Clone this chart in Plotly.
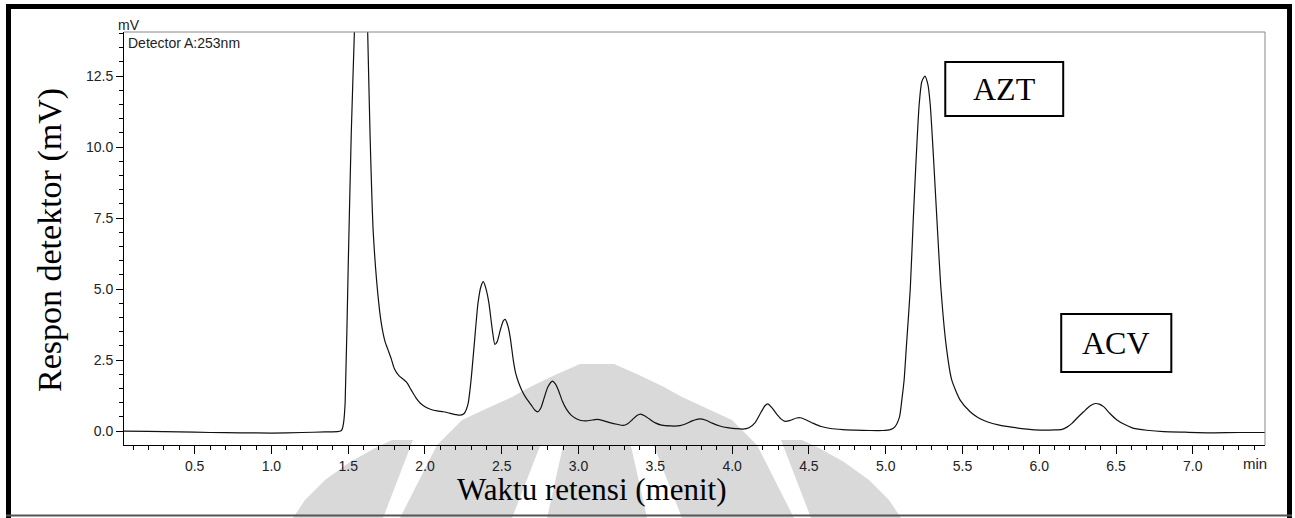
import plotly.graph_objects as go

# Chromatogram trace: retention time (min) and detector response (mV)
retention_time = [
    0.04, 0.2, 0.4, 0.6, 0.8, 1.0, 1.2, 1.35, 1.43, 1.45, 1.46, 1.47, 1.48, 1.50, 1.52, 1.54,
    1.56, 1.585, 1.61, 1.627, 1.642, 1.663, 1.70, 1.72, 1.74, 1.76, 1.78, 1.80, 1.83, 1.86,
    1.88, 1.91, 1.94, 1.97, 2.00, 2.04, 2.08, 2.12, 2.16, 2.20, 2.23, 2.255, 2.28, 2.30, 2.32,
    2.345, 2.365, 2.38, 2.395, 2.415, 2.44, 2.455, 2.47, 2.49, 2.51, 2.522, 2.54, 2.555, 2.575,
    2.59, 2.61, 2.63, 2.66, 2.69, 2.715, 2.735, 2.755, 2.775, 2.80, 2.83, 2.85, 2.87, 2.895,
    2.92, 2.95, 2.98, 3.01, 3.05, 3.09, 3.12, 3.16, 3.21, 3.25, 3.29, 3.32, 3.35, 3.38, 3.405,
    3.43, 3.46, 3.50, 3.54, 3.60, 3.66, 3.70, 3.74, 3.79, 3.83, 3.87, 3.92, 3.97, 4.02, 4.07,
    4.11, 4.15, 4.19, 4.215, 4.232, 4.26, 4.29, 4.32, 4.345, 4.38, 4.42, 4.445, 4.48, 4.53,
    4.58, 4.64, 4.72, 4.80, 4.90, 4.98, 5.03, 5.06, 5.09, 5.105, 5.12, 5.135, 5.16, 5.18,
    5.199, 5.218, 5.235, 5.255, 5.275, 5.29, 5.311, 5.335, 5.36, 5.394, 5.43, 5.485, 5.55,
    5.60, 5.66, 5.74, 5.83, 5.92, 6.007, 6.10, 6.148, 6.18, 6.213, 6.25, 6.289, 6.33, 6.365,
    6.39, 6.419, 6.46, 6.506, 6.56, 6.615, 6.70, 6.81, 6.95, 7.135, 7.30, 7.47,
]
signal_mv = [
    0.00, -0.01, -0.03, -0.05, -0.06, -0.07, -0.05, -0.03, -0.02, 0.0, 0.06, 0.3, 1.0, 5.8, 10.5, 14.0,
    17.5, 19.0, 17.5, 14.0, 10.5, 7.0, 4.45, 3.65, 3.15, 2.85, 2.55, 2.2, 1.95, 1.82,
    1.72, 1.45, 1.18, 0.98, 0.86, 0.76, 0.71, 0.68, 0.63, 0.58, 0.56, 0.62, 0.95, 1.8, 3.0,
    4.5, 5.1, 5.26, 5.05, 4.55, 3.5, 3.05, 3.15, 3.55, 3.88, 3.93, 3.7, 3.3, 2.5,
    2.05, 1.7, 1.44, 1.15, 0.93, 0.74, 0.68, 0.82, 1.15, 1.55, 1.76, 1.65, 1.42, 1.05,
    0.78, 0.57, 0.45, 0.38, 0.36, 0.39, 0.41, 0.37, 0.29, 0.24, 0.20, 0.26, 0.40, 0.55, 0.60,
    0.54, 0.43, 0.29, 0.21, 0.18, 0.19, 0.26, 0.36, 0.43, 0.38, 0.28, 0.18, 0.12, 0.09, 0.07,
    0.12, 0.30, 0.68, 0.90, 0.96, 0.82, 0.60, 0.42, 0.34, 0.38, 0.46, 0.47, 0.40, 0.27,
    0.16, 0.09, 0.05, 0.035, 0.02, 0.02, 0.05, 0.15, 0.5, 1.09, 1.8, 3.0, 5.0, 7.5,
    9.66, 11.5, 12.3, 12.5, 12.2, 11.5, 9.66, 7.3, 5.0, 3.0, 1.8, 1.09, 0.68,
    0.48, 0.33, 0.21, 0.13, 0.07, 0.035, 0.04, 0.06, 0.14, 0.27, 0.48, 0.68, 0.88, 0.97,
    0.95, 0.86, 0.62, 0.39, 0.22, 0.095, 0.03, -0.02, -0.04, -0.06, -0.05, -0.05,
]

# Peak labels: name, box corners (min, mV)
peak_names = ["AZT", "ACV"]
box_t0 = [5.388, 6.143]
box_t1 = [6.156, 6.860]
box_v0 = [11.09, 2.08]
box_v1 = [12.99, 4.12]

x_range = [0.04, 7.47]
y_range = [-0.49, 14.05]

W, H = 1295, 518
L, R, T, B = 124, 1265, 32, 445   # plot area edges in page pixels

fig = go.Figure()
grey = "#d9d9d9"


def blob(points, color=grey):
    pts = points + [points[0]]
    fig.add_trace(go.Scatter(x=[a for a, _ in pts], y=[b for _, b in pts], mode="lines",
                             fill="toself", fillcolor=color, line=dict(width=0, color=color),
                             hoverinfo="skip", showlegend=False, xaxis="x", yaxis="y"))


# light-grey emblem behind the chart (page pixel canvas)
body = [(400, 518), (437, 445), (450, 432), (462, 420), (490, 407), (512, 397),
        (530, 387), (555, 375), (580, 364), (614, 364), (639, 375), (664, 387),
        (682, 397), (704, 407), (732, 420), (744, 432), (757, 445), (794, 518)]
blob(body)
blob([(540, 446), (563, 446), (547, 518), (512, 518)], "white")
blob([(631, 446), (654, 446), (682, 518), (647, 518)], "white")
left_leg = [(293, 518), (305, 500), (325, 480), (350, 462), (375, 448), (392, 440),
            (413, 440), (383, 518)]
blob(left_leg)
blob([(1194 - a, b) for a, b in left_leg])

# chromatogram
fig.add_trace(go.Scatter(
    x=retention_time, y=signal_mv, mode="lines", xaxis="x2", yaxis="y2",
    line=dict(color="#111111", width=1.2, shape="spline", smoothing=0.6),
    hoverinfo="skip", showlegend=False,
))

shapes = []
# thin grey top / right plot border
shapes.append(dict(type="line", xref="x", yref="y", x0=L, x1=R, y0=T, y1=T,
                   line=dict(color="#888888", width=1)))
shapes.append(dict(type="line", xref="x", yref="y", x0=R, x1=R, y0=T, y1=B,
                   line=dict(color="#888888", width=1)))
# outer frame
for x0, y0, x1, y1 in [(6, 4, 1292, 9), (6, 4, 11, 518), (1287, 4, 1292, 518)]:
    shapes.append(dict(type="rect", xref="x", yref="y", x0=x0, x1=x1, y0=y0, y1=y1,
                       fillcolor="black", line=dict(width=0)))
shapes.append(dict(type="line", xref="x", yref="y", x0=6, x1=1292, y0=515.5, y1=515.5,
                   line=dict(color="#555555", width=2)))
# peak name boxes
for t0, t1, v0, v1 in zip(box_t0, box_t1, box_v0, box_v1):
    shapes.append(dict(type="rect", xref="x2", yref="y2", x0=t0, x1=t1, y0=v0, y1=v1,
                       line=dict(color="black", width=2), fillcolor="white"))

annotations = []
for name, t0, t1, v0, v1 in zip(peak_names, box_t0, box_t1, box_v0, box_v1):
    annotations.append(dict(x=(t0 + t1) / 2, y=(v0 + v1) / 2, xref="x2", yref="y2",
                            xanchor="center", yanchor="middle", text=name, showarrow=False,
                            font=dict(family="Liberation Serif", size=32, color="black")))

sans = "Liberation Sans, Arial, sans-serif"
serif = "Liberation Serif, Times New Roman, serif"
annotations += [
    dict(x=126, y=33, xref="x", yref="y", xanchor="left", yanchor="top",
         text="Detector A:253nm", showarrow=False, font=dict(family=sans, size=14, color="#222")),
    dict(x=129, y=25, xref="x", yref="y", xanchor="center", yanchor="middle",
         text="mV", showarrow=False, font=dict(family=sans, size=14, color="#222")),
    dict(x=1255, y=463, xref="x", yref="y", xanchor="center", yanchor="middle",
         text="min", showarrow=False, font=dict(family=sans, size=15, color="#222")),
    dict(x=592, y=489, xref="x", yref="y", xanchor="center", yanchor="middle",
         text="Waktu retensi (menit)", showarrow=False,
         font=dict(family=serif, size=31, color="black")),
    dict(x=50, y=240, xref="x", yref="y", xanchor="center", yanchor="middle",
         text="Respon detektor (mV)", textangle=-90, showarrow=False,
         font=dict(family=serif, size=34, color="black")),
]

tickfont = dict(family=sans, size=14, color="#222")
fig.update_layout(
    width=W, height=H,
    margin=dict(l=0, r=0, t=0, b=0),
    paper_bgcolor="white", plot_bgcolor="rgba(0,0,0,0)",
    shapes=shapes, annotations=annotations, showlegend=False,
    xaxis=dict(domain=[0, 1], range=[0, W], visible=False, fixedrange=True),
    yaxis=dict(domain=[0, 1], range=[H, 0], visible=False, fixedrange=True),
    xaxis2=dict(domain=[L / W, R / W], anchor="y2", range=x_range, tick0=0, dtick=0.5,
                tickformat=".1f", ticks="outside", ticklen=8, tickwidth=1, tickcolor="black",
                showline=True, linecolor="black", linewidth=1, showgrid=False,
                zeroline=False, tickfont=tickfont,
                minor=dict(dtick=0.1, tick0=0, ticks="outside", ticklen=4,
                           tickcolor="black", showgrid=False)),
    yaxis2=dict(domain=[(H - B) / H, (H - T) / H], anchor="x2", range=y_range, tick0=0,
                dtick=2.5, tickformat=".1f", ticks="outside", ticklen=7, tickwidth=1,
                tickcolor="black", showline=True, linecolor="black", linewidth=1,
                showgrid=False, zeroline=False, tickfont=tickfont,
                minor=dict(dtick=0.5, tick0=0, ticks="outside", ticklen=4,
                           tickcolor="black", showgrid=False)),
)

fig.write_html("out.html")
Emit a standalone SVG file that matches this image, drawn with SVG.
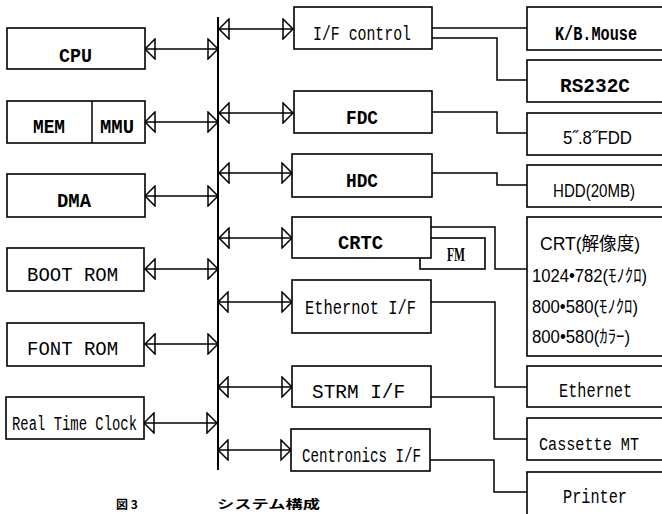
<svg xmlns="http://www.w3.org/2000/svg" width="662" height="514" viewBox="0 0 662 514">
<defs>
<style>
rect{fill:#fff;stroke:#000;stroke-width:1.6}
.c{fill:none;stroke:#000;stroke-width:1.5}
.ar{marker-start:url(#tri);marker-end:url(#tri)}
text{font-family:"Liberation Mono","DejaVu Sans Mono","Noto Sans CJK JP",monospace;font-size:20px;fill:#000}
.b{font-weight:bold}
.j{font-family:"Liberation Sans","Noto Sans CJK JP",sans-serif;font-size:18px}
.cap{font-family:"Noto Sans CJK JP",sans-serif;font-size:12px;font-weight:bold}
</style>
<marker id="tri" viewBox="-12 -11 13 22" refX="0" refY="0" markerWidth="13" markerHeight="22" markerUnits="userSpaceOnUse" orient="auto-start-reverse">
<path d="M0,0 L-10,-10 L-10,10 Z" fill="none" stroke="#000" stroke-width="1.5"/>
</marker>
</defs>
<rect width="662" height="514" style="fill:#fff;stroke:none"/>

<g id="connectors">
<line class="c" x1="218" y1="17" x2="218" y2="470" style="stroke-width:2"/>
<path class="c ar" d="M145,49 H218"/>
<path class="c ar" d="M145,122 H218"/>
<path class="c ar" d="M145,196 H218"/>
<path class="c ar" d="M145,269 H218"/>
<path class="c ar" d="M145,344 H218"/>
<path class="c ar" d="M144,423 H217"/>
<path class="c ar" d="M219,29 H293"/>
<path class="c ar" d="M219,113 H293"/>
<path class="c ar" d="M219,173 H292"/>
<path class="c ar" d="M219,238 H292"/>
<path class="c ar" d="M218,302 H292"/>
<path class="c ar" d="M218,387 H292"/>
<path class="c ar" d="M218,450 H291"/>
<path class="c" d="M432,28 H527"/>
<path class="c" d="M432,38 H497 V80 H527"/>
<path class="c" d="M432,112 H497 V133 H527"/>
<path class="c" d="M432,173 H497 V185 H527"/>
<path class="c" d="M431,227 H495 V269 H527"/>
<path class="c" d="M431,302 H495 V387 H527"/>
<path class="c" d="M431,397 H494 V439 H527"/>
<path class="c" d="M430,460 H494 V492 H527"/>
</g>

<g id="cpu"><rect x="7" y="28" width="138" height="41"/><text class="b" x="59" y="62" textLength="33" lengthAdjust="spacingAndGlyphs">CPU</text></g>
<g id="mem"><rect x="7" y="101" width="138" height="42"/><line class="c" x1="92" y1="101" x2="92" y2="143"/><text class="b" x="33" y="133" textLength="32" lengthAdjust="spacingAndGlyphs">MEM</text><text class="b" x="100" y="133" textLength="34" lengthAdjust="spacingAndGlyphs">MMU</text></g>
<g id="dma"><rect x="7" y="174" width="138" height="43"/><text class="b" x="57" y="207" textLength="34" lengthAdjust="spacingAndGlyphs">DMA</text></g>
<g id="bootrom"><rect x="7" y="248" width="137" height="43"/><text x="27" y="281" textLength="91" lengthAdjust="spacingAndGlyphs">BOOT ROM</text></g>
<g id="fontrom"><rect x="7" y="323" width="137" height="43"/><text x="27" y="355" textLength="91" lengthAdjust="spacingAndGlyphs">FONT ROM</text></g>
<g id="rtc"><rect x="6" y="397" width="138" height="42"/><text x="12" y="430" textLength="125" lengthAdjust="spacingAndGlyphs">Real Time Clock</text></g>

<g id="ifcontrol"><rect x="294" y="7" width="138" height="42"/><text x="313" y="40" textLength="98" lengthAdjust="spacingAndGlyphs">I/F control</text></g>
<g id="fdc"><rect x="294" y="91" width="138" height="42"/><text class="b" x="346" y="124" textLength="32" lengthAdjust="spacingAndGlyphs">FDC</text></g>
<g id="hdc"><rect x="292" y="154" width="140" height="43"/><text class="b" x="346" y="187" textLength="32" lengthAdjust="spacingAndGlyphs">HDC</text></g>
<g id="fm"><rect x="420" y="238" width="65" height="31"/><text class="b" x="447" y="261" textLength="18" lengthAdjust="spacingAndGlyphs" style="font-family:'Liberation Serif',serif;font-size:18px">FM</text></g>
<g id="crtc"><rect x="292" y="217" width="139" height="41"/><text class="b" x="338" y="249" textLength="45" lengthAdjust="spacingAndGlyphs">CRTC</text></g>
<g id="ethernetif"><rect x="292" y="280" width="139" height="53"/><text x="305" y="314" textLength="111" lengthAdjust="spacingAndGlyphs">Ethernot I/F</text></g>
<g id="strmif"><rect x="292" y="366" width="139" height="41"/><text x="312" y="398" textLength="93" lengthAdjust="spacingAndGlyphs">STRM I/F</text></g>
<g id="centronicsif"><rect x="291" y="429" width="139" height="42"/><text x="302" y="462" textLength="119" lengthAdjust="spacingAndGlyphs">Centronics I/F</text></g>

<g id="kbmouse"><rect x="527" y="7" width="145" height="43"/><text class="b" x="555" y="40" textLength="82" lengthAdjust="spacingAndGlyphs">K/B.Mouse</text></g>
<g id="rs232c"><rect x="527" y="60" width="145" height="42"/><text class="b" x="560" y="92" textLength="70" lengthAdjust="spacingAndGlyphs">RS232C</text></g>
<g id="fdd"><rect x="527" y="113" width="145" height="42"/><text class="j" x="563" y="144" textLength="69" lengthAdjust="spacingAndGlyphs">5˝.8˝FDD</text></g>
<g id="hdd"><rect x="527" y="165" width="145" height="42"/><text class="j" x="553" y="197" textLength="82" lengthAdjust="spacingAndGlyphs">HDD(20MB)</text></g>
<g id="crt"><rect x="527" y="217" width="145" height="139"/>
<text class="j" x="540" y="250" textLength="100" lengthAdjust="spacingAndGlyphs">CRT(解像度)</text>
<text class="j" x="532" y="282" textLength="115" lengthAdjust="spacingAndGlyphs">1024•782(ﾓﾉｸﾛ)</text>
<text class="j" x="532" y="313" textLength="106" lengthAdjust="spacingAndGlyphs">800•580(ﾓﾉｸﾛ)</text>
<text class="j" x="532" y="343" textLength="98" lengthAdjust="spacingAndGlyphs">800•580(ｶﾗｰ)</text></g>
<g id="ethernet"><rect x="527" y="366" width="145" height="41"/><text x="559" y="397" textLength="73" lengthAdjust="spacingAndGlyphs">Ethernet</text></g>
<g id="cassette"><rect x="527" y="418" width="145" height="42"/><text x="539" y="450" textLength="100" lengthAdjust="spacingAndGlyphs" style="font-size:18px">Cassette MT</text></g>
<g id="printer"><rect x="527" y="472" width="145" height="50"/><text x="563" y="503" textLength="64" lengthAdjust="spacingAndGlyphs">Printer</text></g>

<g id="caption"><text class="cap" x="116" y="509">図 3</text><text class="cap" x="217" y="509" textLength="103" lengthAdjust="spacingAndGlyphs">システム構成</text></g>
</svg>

* _WHAT YOU WILL DO_: Up to and including the line with "import plotly.graph_objects as go", copy the data above from its first line. Skip pictures.

* _IN RESPONSE_:
Clone this chart in Plotly.
import plotly.graph_objects as go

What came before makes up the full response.